● **Source data**:
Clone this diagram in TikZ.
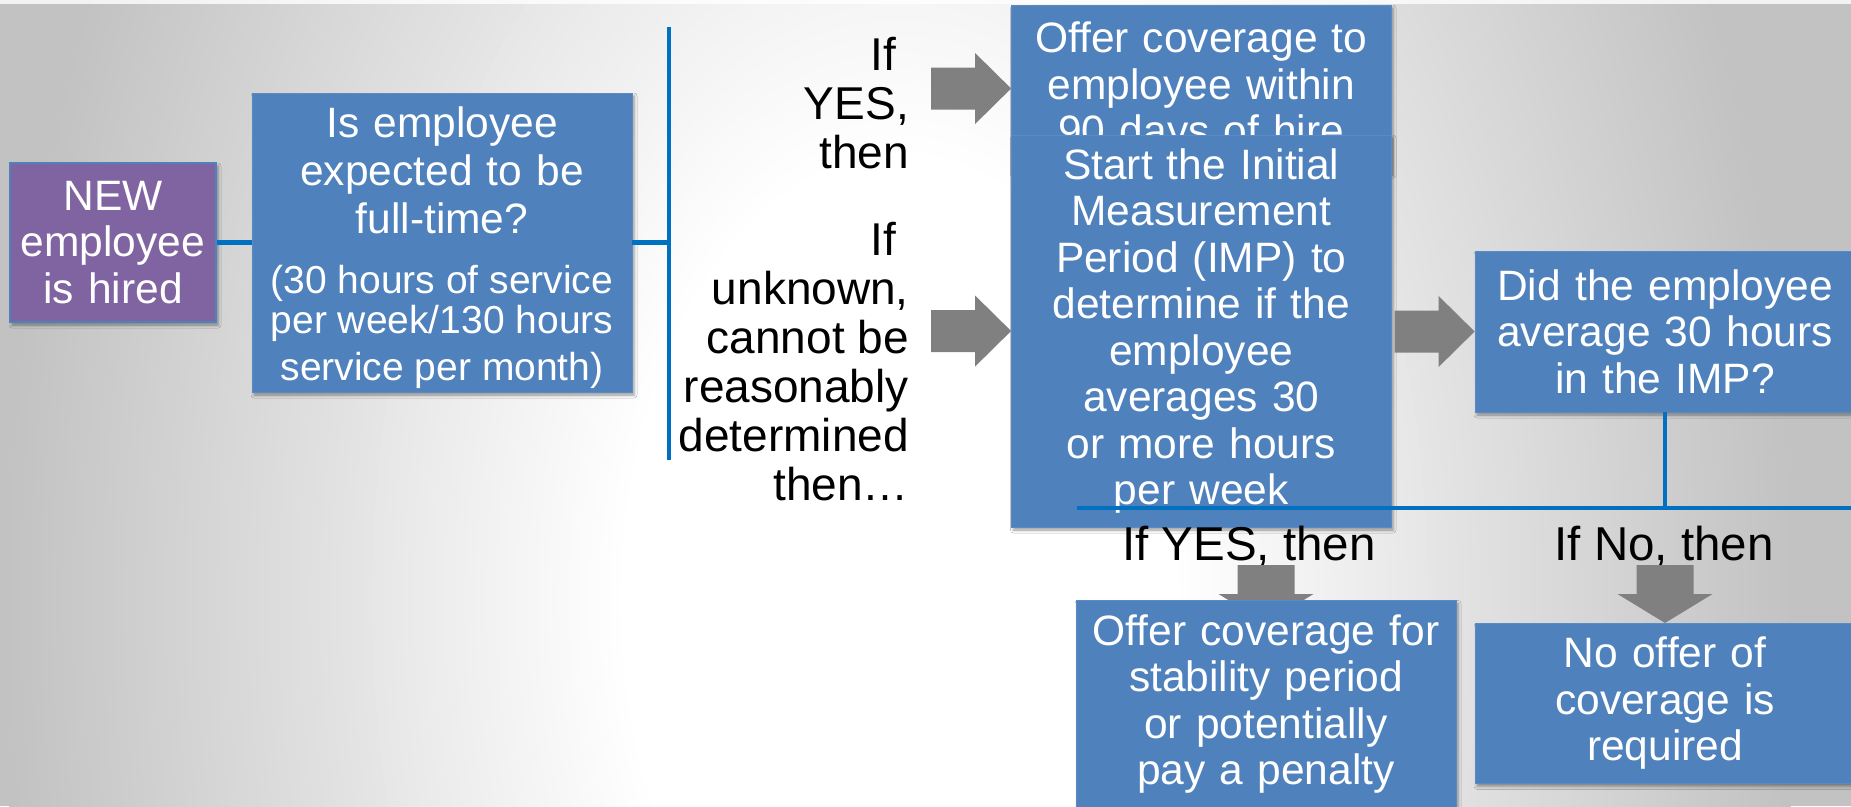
\documentclass[tikz,border=0pt]{standalone}
\usepackage{fontspec}
\setmainfont{Liberation Sans}
\usetikzlibrary{calc,shadows.blur}

\definecolor{boxblue}{HTML}{4F81BD}
\definecolor{boxedge}{HTML}{5B8BC4}
\definecolor{newpurple}{HTML}{8064A2}
\definecolor{linkblue}{HTML}{0070C0}
\definecolor{arrowgrey}{HTML}{808080}
\definecolor{bggrey}{HTML}{C2C2C2}

\newcommand\boxfont{\fontsize{42.5}{46.5}\selectfont}
\newcommand\labelfont{\fontsize{46}{49}\selectfont}
\newcommand\outfont{\fontsize{47.5}{50}\selectfont}

% grey block arrow pointing right, tip at #1
\newcommand\rblockarrow[1]{%
  \fill[arrowgrey] (#1) ++(-80,-21) -- ++(44,0) -- ++(0,-14.5) -- (#1)
    -- ++(-36,35.5) -- ++(0,-14.5) -- ++(-44,0) -- cycle;}
% grey block arrow pointing down, tip at #1
\newcommand\dblockarrow[1]{%
  \fill[arrowgrey] (#1) ++(-28.5,-58) -- ++(57,0) -- ++(0,29) -- ++(19,0) -- (#1)
    -- ++(-47.5,-29) -- ++(19,0) -- cycle;}

\tikzset{
  card/.style={fill=boxblue, draw=boxedge, line width=0.8pt, inner sep=0pt,
    align=center, text=white, font=\boxfont,
    blur shadow={shadow xshift=2pt, shadow yshift=-3pt, shadow blur radius=3pt, shadow opacity=40}},
  newcard/.style={card, fill=newpurple, draw=boxblue, line width=1.5pt},
  cardtext/.style={inner sep=0pt, align=center, text=white, text width=370pt, font=\boxfont},
  link/.style={draw=linkblue, line width=4.5pt},
  lbl/.style={inner sep=0pt, align=right, font=\labelfont, text=black},
  outlbl/.style={inner sep=0pt, font=\outfont, text=black, anchor=base},
}

\begin{document}
\begin{tikzpicture}[x=1pt, y=-1pt]
\useasboundingbox (0,0) rectangle (1851,806);

% background: grey edges fading to a white glow (stacked ellipses)
\begin{scope}
  \clip (0,0) rectangle (1851,806);
  \fill[bggrey] (0,0) rectangle (1851,806);
  \foreach \i in {0,...,60} {
    \pgfmathsetmacro\rx{900-\i*10.3333}
    \pgfmathsetmacro\ry{1.6*\rx}
    \pgfmathsetmacro\kx{0.5523*\rx}
    \pgfmathsetmacro\ky{0.5523*\ry}
    \pgfmathsetmacro\mix{100-\i*1.66667}
    \fill[bggrey!\mix!white]
      (900+\rx,600) .. controls (900+\rx,600+\ky) and (900+\kx,600+\ry) .. (900,600+\ry)
      .. controls (900-\kx,600+\ry) and (900-\rx,600+\ky) .. (900-\rx,600)
      .. controls (900-\rx,600-\ky) and (900-\kx,600-\ry) .. (900,600-\ry)
      .. controls (900+\kx,600-\ry) and (900+\rx,600-\ky) .. (900+\rx,600) -- cycle;
  }
  \fill[white, opacity=0.8] (0,0) rectangle (1851,4);
\end{scope}

% first decision
\coordinate (splitTop) at (669,27);
\coordinate (splitBot) at (669,460);
\draw[link] (splitTop) -- (splitBot);

\node[newcard, minimum width=206pt, minimum height=159pt, text width=196pt] (new) at (113,242.5)
  {NEW\\employee\\is hired};
\node[card, minimum width=380pt, minimum height=299pt] (ask) at (442,242.5) {};
\node[cardtext] (askText) at ($(ask.center)+(0,5)$)
  {\fontsize{42.5}{48}\selectfont Is employee\\expected to be\\full-time?\par
   \vspace{20pt}\fontsize{39}{40}\selectfont\spaceskip=0.278em\relax
   (30 hours of service\\per week/130 hours\\service per month)};
\draw[link] (new.east) -- (ask.west);
\draw[link] (ask.east) -- (ask.east -| splitTop);

\node[lbl, anchor=east] (ifyes) at (909,103) {If\hspace*{0.28em}\\YES,\\then};
\node[lbl, anchor=east] (ifunk) at (909,362)
  {If\hspace*{0.28em}\\unknown,\\cannot be\\reasonably\\determined\\then…};

% outcomes of the first decision
\node[card, minimum width=379.5pt, minimum height=167pt, text width=369pt] (offer) at (1201.25,88.5)
  {Offer coverage to\\employee within\\90 days of hire};
\node[card, minimum width=379.5pt, minimum height=392pt, text width=369pt] (imp) at (1201.25,331)
  {Start the Initial\\Measurement\\Period (IMP) to\\determine if the\\employee\\averages 30\\or more hours\\per week};
\rblockarrow{offer.west}
\rblockarrow{imp.west}

% second decision
\node[card, minimum width=380pt, minimum height=161pt, text width=370pt] (did) at (1665,331.5)
  {Did the employee\\average 30 hours\\in the IMP?};
\rblockarrow{did.west}

\coordinate (outL) at (1077,508);
\coordinate (outR) at (1860,508);
\draw[link] (did.south) -- (did.south |- outL);
\draw[link] (outL) -- (outR);

\node[outlbl] (yeslbl) at (1249,560) {If YES, then};
\node[outlbl] (nolbl) at (1664,560) {If No, then};

% down arrows sit beneath the boxes they point into
\coordinate (coverTop) at (1266,600);
\coordinate (noTop) at (1665,623);
\coordinate (coverTip) at ($(coverTop)+(0,23)$);
\dblockarrow{coverTip}
\dblockarrow{noTop}

\node[card, anchor=north, minimum width=380pt, minimum height=207pt, text width=370pt] (cover) at (coverTop)
  {Offer coverage for\\stability period\\or potentially\\pay a penalty};
\node[card, anchor=north, minimum width=380pt, minimum height=160pt, text width=370pt] (nooffer) at (noTop)
  {No offer of\\coverage is\\required};
\end{tikzpicture}
\end{document}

● **Task prompt**:
Give again, word for word, every line from the top of the data through the line with "-- ++(-47.5,-29) -- ++(19,0)", both ends included, and exclude the pictures.

● **Correct response**:
Clone this diagram in TikZ.
\documentclass[tikz,border=0pt]{standalone}
\usepackage{fontspec}
\setmainfont{Liberation Sans}
\usetikzlibrary{calc,shadows.blur}

\definecolor{boxblue}{HTML}{4F81BD}
\definecolor{boxedge}{HTML}{5B8BC4}
\definecolor{newpurple}{HTML}{8064A2}
\definecolor{linkblue}{HTML}{0070C0}
\definecolor{arrowgrey}{HTML}{808080}
\definecolor{bggrey}{HTML}{C2C2C2}

\newcommand\boxfont{\fontsize{42.5}{46.5}\selectfont}
\newcommand\labelfont{\fontsize{46}{49}\selectfont}
\newcommand\outfont{\fontsize{47.5}{50}\selectfont}

% grey block arrow pointing right, tip at #1
\newcommand\rblockarrow[1]{%
  \fill[arrowgrey] (#1) ++(-80,-21) -- ++(44,0) -- ++(0,-14.5) -- (#1)
    -- ++(-36,35.5) -- ++(0,-14.5) -- ++(-44,0) -- cycle;}
% grey block arrow pointing down, tip at #1
\newcommand\dblockarrow[1]{%
  \fill[arrowgrey] (#1) ++(-28.5,-58) -- ++(57,0) -- ++(0,29) -- ++(19,0) -- (#1)
    -- ++(-47.5,-29) -- ++(19,0) -- cycle;}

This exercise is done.